**SHORT PROBLEM**
Copy out every line of the records where the string "matplotlib" occurs.

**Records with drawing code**
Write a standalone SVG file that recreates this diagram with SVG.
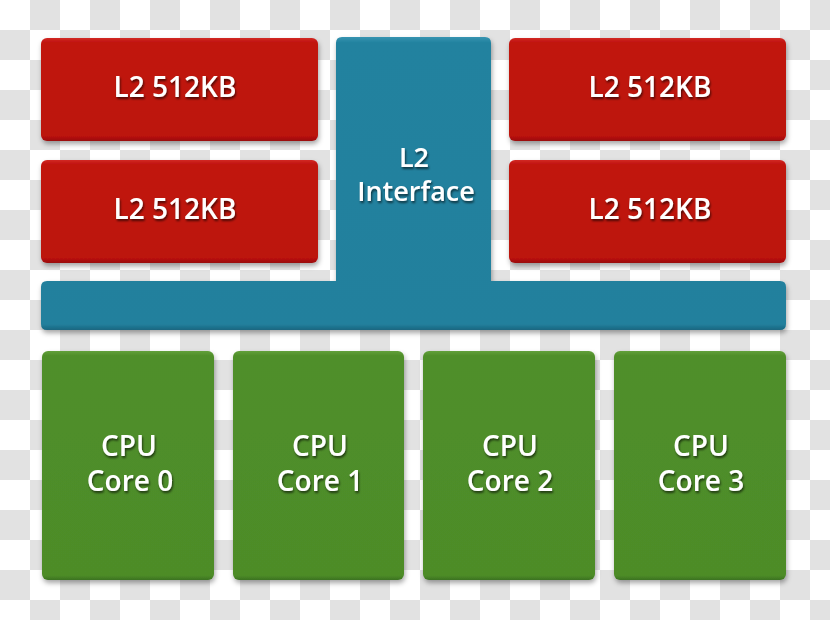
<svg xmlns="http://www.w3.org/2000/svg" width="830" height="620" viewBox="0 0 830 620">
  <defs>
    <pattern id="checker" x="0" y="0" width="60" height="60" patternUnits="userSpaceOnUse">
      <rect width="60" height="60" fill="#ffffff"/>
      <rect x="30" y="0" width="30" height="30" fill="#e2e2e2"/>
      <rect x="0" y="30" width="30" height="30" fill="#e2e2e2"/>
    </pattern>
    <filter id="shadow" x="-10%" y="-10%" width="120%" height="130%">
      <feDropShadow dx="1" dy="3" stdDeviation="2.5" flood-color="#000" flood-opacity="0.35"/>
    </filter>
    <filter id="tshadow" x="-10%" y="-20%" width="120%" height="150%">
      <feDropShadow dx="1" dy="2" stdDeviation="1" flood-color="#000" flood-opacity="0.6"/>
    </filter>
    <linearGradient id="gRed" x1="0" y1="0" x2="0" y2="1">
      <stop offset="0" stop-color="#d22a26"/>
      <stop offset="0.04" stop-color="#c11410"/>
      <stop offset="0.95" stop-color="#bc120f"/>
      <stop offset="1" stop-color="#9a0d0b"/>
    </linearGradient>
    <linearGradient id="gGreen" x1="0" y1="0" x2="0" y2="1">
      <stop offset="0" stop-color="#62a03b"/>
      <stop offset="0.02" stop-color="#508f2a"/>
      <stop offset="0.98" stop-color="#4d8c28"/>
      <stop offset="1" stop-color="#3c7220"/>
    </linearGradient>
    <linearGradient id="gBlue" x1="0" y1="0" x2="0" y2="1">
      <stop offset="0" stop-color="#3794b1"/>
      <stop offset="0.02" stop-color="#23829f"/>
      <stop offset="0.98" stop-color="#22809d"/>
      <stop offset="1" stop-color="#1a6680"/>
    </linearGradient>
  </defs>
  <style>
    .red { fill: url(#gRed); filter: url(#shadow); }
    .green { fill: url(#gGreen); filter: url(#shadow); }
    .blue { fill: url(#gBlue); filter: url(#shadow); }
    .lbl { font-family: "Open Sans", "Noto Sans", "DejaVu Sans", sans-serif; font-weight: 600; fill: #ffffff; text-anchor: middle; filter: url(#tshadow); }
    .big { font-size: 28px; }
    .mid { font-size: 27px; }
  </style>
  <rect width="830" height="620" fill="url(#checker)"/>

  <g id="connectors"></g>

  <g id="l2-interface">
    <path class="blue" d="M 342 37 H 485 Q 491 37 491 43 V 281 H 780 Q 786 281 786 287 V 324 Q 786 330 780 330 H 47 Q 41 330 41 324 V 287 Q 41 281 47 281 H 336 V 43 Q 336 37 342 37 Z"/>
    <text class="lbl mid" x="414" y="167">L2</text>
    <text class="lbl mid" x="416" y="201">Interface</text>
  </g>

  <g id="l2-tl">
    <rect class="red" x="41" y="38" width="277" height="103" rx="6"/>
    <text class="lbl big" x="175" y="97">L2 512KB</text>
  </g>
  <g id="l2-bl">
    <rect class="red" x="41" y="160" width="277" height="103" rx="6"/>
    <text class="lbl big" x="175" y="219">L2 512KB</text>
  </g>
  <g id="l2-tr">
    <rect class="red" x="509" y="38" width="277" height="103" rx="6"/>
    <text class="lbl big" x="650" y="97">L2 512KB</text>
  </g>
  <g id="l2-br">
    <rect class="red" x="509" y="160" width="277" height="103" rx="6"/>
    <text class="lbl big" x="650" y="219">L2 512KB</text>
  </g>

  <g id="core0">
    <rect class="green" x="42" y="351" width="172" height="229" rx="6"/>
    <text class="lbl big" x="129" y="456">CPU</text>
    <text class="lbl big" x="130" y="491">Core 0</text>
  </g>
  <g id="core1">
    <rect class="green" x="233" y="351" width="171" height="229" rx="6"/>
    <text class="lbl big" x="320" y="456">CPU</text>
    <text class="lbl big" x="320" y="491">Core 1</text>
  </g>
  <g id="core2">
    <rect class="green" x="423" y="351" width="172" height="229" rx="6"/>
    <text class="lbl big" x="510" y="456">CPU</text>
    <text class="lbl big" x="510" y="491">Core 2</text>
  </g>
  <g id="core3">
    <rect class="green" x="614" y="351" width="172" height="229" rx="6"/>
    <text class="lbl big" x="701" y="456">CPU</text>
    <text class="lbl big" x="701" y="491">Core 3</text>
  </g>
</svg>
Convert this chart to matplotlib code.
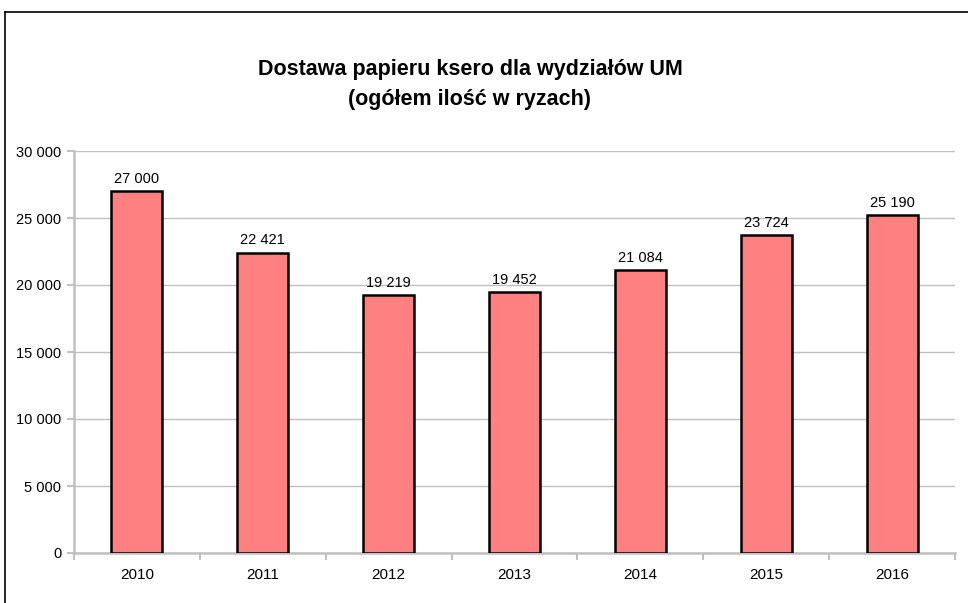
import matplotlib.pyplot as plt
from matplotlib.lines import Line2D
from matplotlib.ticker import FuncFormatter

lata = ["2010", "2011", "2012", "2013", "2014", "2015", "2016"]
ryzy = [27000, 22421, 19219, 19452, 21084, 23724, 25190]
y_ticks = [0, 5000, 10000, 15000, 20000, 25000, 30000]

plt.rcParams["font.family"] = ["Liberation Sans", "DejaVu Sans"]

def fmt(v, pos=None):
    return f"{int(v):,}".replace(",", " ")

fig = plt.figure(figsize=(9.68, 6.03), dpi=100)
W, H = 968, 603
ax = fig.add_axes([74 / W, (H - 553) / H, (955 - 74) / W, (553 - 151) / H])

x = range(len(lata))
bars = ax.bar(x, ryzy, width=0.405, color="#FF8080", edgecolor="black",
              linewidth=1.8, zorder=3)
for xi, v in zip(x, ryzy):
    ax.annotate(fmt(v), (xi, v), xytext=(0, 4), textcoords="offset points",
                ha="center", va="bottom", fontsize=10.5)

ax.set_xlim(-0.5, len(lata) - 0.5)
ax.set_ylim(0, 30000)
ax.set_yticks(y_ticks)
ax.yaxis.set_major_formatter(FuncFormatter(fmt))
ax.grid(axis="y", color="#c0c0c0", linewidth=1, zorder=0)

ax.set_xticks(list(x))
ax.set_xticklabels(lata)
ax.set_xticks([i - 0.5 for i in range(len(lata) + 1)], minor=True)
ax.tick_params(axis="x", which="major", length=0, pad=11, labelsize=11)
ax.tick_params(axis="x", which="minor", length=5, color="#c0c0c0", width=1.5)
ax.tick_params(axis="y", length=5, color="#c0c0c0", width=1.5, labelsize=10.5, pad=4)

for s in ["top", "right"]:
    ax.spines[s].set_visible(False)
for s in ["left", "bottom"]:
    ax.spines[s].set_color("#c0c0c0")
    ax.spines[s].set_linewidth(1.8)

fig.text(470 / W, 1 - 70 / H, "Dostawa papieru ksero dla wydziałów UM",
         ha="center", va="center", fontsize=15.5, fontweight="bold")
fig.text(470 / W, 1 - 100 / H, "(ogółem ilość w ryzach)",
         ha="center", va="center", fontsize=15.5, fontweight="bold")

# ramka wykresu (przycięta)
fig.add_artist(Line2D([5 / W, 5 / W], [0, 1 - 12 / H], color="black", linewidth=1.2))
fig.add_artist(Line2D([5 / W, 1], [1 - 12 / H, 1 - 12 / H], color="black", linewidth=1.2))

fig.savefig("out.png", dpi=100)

**SOLUTION**
Convert this chart to matplotlib code.
import matplotlib.pyplot as plt
from matplotlib.lines import Line2D
from matplotlib.ticker import FuncFormatter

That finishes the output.